Three years later, his successor Donald Trump would tell the UN General Assembly that Americans “do not seek to impose our way of life on anyone, but rather, to let it shine as an example for everyone to watch,” and that he was “renewing this founding principle of sovereignty” in Washington’s conduct of foreign affairs.

Ukraine, of course, was not free to decide its own destiny ‒ instead, US diplomats plotted and schemed how to “midwife” regime change under the guise of popular revolution. The “free and democratic” government thus installed in Kiev proceeded to crush dissenters with fire and blood, declaring them “terrorists” and “Russian invaders.”

Nor has Serbia been allowed to make its own choices since its own “regime change” in 2000, with every government in Belgrade being “midwifed” and managed by the US ambassador or some Deputy Assistant or another. For all of Trump’s promises to “drain the swamp” and complaints he’s purging the State Department, this US policy has yet to change.
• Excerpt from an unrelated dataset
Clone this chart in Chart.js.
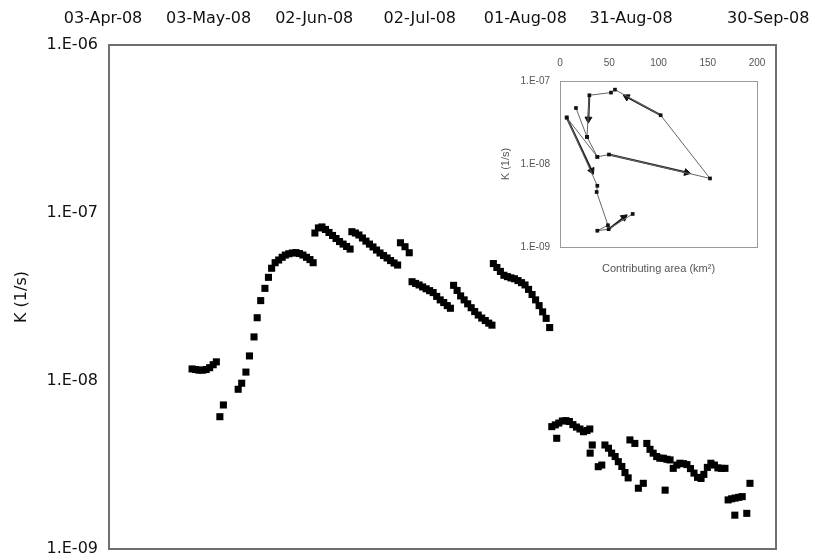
<!DOCTYPE html>
<html>
<head>
<meta charset="utf-8">
<script src="https://cdn.jsdelivr.net/npm/chart.js@4.4.1/dist/chart.umd.min.js"></script>
<style>
  html, body { margin: 0; padding: 0; background: #fff; }
  #wrap { position: relative; width: 819px; height: 557px; }
  #main { position: absolute; left: 0; top: 0; }
  #inset { position: absolute; left: 480px; top: 46px; }
</style>
</head>
<body>
<div id="wrap">
  <canvas id="main" width="819" height="557"></canvas>
  <canvas id="inset" width="296" height="234"></canvas>
</div>
<script>
// main series: day counted from 03-Apr-08, K in 1/s
const sampleDay = [
  25.3, 26.3, 27.3, 28.3, 29.3, 30.3, 31.3, 32.2,
  33.2, 34.2, 38.4, 39.4, 40.6, 41.6, 42.9, 43.8, 44.8, 46.0, 47.0,
  47.9, 48.9, 49.9, 50.9, 51.8, 52.8, 53.8, 54.8, 55.8, 56.8, 57.8, 58.8, 59.7,
  60.2, 61.2, 62.2, 63.2, 64.2, 65.2, 66.2, 67.2, 68.2, 69.2, 70.2,
  70.7, 71.7, 72.7, 73.7, 74.7, 75.7, 76.7, 77.7, 78.7, 79.7, 80.7, 81.7, 82.7, 83.7,
  84.5, 85.8, 87.0,
  87.8, 88.8, 89.8, 90.8, 91.8, 92.8, 93.8, 94.8, 95.8, 96.8, 97.8, 98.7,
  99.6, 100.6, 101.6, 102.6, 103.6, 104.6, 105.6, 106.6, 107.6, 108.6, 109.6, 110.5,
  110.9, 111.9, 112.9, 113.9, 114.9, 115.9, 116.9, 117.9, 118.9, 119.9, 120.9, 121.9, 122.9, 123.9, 124.9, 125.9, 126.9,
  127.5, 128.5, 129.5, 130.5, 131.5, 132.5, 133.5, 134.5, 135.5, 136.5, 137.5, 138.3, 128.9,
  139.0, 138.4, 140.7, 141.7,
  142.6, 143.6, 144.5, 145.5, 146.4, 147.4, 148.3, 149.2,
  149.7, 151.1, 152.1, 153.5,
  154.5, 155.4, 156.3, 157.3, 158.2, 159.2, 160.2, 161.1, 159.7,
  162.0, 163.0, 163.9, 164.9, 165.9, 166.9, 167.9, 168.9, 169.9, 170.7, 171.7, 172.7, 173.7, 174.7, 175.7, 176.7,
  177.6, 178.6, 179.6, 180.6, 181.6, 183.8, 179.5, 182.9
];
const sampleK = [
  1.18e-8, 1.17e-8, 1.16e-8, 1.16e-8, 1.17e-8, 1.20e-8, 1.25e-8, 1.30e-8,
  6.13e-9, 7.2e-9, 8.93e-9, 9.7e-9, 1.13e-8, 1.41e-8, 1.83e-8, 2.38e-8, 3.01e-8, 3.56e-8, 4.14e-8,
  4.69e-8, 5.06e-8, 5.25e-8, 5.45e-8, 5.62e-8, 5.72e-8, 5.78e-8, 5.81e-8, 5.74e-8, 5.62e-8, 5.45e-8, 5.28e-8, 5.06e-8,
  7.6e-8, 8.15e-8, 8.26e-8, 7.98e-8, 7.66e-8, 7.35e-8, 7.05e-8, 6.76e-8, 6.53e-8, 6.32e-8, 6.1e-8,
  7.74e-8, 7.6e-8, 7.4e-8, 7.1e-8, 6.8e-8, 6.53e-8, 6.28e-8, 6.02e-8, 5.78e-8, 5.58e-8, 5.4e-8, 5.21e-8, 5.04e-8, 4.9e-8,
  6.65e-8, 6.3e-8, 5.8e-8,
  3.9e-8, 3.81e-8, 3.73e-8, 3.63e-8, 3.54e-8, 3.45e-8, 3.36e-8, 3.19e-8, 3.04e-8, 2.93e-8, 2.81e-8, 2.71e-8,
  3.71e-8, 3.46e-8, 3.21e-8, 3.04e-8, 2.88e-8, 2.73e-8, 2.59e-8, 2.47e-8, 2.37e-8, 2.29e-8, 2.21e-8, 2.15e-8,
  5.0e-8, 4.74e-8, 4.49e-8, 4.26e-8, 4.18e-8, 4.11e-8, 4.06e-8, 3.96e-8, 3.85e-8, 3.73e-8, 3.51e-8, 3.27e-8, 3.04e-8, 2.81e-8, 2.58e-8, 2.36e-8, 2.08e-8,
  5.35e-9, 5.48e-9, 5.62e-9, 5.78e-9, 5.81e-9, 5.74e-9, 5.5e-9, 5.32e-9, 5.18e-9, 4.99e-9, 5.07e-9, 5.18e-9, 4.56e-9,
  4.16e-9, 3.72e-9, 3.09e-9, 3.16e-9,
  4.16e-9, 3.98e-9, 3.72e-9, 3.55e-9, 3.31e-9, 3.1e-9, 2.85e-9, 2.65e-9,
  4.46e-9, 4.25e-9, 2.3e-9, 2.46e-9,
  4.25e-9, 3.92e-9, 3.72e-9, 3.55e-9, 3.47e-9, 3.47e-9, 3.42e-9, 3.39e-9, 2.24e-9,
  3.02e-9, 3.16e-9, 3.24e-9, 3.22e-9, 3.18e-9, 3.01e-9, 2.83e-9, 2.67e-9, 2.63e-9, 2.78e-9, 3.06e-9, 3.24e-9, 3.16e-9, 3.04e-9, 3.02e-9, 3.02e-9,
  1.96e-9, 1.99e-9, 2.01e-9, 2.03e-9, 2.05e-9, 2.46e-9, 1.59e-9, 1.63e-9
];

// top date axis (last label sits off the 30-day grid in the original)
const dateLabels = ['03-Apr-08', '03-May-08', '02-Jun-08', '02-Jul-08', '01-Aug-08', '31-Aug-08', '30-Sep-08'];
const dateTickDays = [0, 30, 60, 90, 120, 150, 189];
const kTicks = [1e-9, 1e-8, 1e-7, 1e-6];
const kTickLabels = ['1.E-09', '1.E-08', '1.E-07', '1.E-06'];

// inset: K against contributing area (km2), thin path (null = break)
const pathArea = [16.2, 27.4, 37.9, 49.7, 152.3, 102.2, 55.8, 51.8, 29.8, 27.4, null,
                  6.8, 37.9, null,
                  6.8, 37.9, 37.2, 48.7, 37.9, 49.4, 73.8];
const pathK = [4.73e-8, 2.12e-8, 1.22e-8, 1.3e-8, 6.7e-9, 3.87e-8, 7.87e-8, 7.25e-8, 6.73e-8, 2.12e-8, null,
               3.63e-8, 1.22e-8, null,
               3.63e-8, 5.47e-9, 4.6e-9, 1.83e-9, 1.57e-9, 1.64e-9, 2.5e-9];
// arrows: tail point -> arrow head
const arrowTailArea = [49.7, 102.2, 29.8, 6.8, 49.4];
const arrowTailK = [1.3e-8, 3.87e-8, 6.73e-8, 3.63e-8, 1.64e-9];
const arrowHeadArea = [128.6, 67.7, 28.8, 32.2, 65.0];
const arrowHeadK = [7.9e-9, 6.43e-8, 3.47e-8, 8.3e-9, 2.28e-9];
const insetKTicks = [1e-9, 1e-8, 1e-7];
const insetKLabels = ['1.E-09', '1.E-08', '1.E-07'];

const frame = '#6f6f6f';
const mainFont = { family: 'DejaVu Sans', size: 16 };

// fix an axis' size and drop the label overhang padding Chart.js adds
function fixSize(w, h) {
  return s => {
    if (w !== null) s.width = w;
    if (h !== null) s.height = h;
    s.paddingLeft = s.paddingRight = s.paddingTop = s.paddingBottom = 0;
  };
}

function borderOnly(pos, fit, color, width, extra) {
  return Object.assign({
    position: pos,
    grid: { display: false, drawTicks: false },
    ticks: { display: false },
    border: { color: color, width: width },
    afterFit: fit
  }, extra || {});
}

new Chart(document.getElementById('main'), {
  type: 'scatter',
  data: {
    datasets: [{
      data: sampleDay.map((d, i) => ({ x: d, y: sampleK[i] })),
      pointStyle: 'rect',
      pointRadius: 5,
      pointHoverRadius: 5,
      pointBackgroundColor: '#000',
      pointBorderWidth: 0
    }]
  },
  options: {
    responsive: false,
    animation: false,
    events: [],
    layout: { padding: { left: 0, right: 43, top: 0, bottom: 8 } },
    plugins: { legend: { display: false }, tooltip: { enabled: false } },
    scales: {
      x: {
        type: 'linear',
        position: 'top',
        min: 1.7,
        max: 191.2,
        grid: { display: false, drawTicks: false },
        border: { color: frame, width: 2 },
        ticks: {
          autoSkip: false, maxRotation: 0, padding: 17, color: '#111', font: mainFont,
          callback: (v, i) => dateLabels[i]
        },
        afterBuildTicks: s => { s.ticks = dateTickDays.map(v => ({ value: v })); },
        afterFit: fixSize(null, 45)
      },
      xb: borderOnly('bottom', fixSize(null, 0), frame, 2),
      y: {
        type: 'logarithmic',
        min: 1e-9,
        max: 1e-6,
        grid: { display: false, drawTicks: false },
        border: { color: frame, width: 2 },
        ticks: { padding: 11, color: '#111', font: mainFont, callback: (v, i) => kTickLabels[i] },
        afterBuildTicks: s => { s.ticks = kTicks.map(v => ({ value: v })); },
        afterFit: fixSize(109, null),
        title: { display: true, text: 'K (1/s)', color: '#111', font: mainFont, padding: { top: 12 } }
      },
      yr: borderOnly('right', fixSize(0, null), frame, 2)
    }
  }
});

const insetGrey = '#9a9a9a';
const insetText = '#555';

const arrowData = [];
arrowTailArea.forEach((a, i) => {
  if (i > 0) arrowData.push({ x: null, y: null });
  arrowData.push({ x: a, y: arrowTailK[i] });
  arrowData.push({ x: arrowHeadArea[i], y: arrowHeadK[i] });
});

new Chart(document.getElementById('inset'), {
  type: 'scatter',
  data: {
    datasets: [{
      data: pathArea.map((a, i) => ({ x: a, y: pathK[i] })),
      showLine: true,
      borderColor: '#666',
      borderWidth: 1,
      pointStyle: 'rect',
      pointRadius: 2.6,
      pointBackgroundColor: '#111',
      pointBorderWidth: 0
    }, {
      data: arrowData,
      showLine: true,
      borderColor: '#222',
      borderWidth: 2,
      pointStyle: 'triangle',
      pointBackgroundColor: '#111',
      pointBorderColor: '#111',
      pointBorderWidth: 1,
      pointRadius: ctx => (ctx.dataIndex % 3 === 1 ? 4 : 0),
      pointRotation: ctx => {
        const i = ctx.dataIndex;
        if (i % 3 !== 1) return 0;
        const sx = ctx.chart.scales.x, sy = ctx.chart.scales.y;
        const a = arrowData[i - 1], b = arrowData[i];
        const dx = sx.getPixelForValue(b.x) - sx.getPixelForValue(a.x);
        const dy = sy.getPixelForValue(b.y) - sy.getPixelForValue(a.y);
        return Math.atan2(dx, -dy) * 180 / Math.PI;
      }
    }]
  },
  options: {
    responsive: false,
    animation: false,
    events: [],
    layout: { padding: { left: 0, right: 19, top: 0, bottom: 0 } },
    plugins: { legend: { display: false }, tooltip: { enabled: false } },
    scales: {
      x: {
        type: 'linear',
        position: 'top',
        min: 0,
        max: 200,
        grid: { display: false, drawTicks: false },
        border: { color: insetGrey, width: 1 },
        ticks: { stepSize: 50, padding: 12, color: insetText, font: { family: 'Liberation Sans', size: 10 } },
        afterFit: fixSize(null, 35)
      },
      xb: borderOnly('bottom', fixSize(null, 33), insetGrey, 1, {
        title: {
          display: true, text: 'Contributing area (km\u00b2)', color: insetText,
          font: { family: 'Liberation Sans', size: 11 }, padding: { bottom: 4 }
        }
      }),
      y: {
        type: 'logarithmic',
        min: 1e-9,
        max: 1e-7,
        grid: { display: false, drawTicks: false },
        border: { color: insetGrey, width: 1 },
        ticks: {
          padding: 10, color: insetText, font: { family: 'Liberation Sans', size: 10 },
          callback: (v, i) => insetKLabels[i]
        },
        afterBuildTicks: s => { s.ticks = insetKTicks.map(v => ({ value: v })); },
        afterFit: fixSize(80, null),
        title: {
          display: true, text: 'K (1/s)', color: insetText,
          font: { family: 'Liberation Sans', size: 11 }, padding: { top: 19 }
        }
      },
      yr: borderOnly('right', fixSize(0, null), insetGrey, 1)
    }
  }
});
</script>
</body>
</html>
The current government of President Aleksandar Vucic was allowed to come to power only after bending the knee and letting Western consultants rebrand them as “progressives.” Since then, Vucic has implemented every US, EU and NATO demand, including the de-facto recognition of “Kosovian” independence in the form of borders, courts, government, documents, and international memberships. That’s not good enough, of course: the EU is demanding official recognition before talks on Serbia joining the mega-state can even start.

According to the Deputy Assistant and mainstream media, such behavior amounts to choice and democracy, while any actual independent thought is “pro-Russian” and “sliding toward the Kremlin.” Good to know.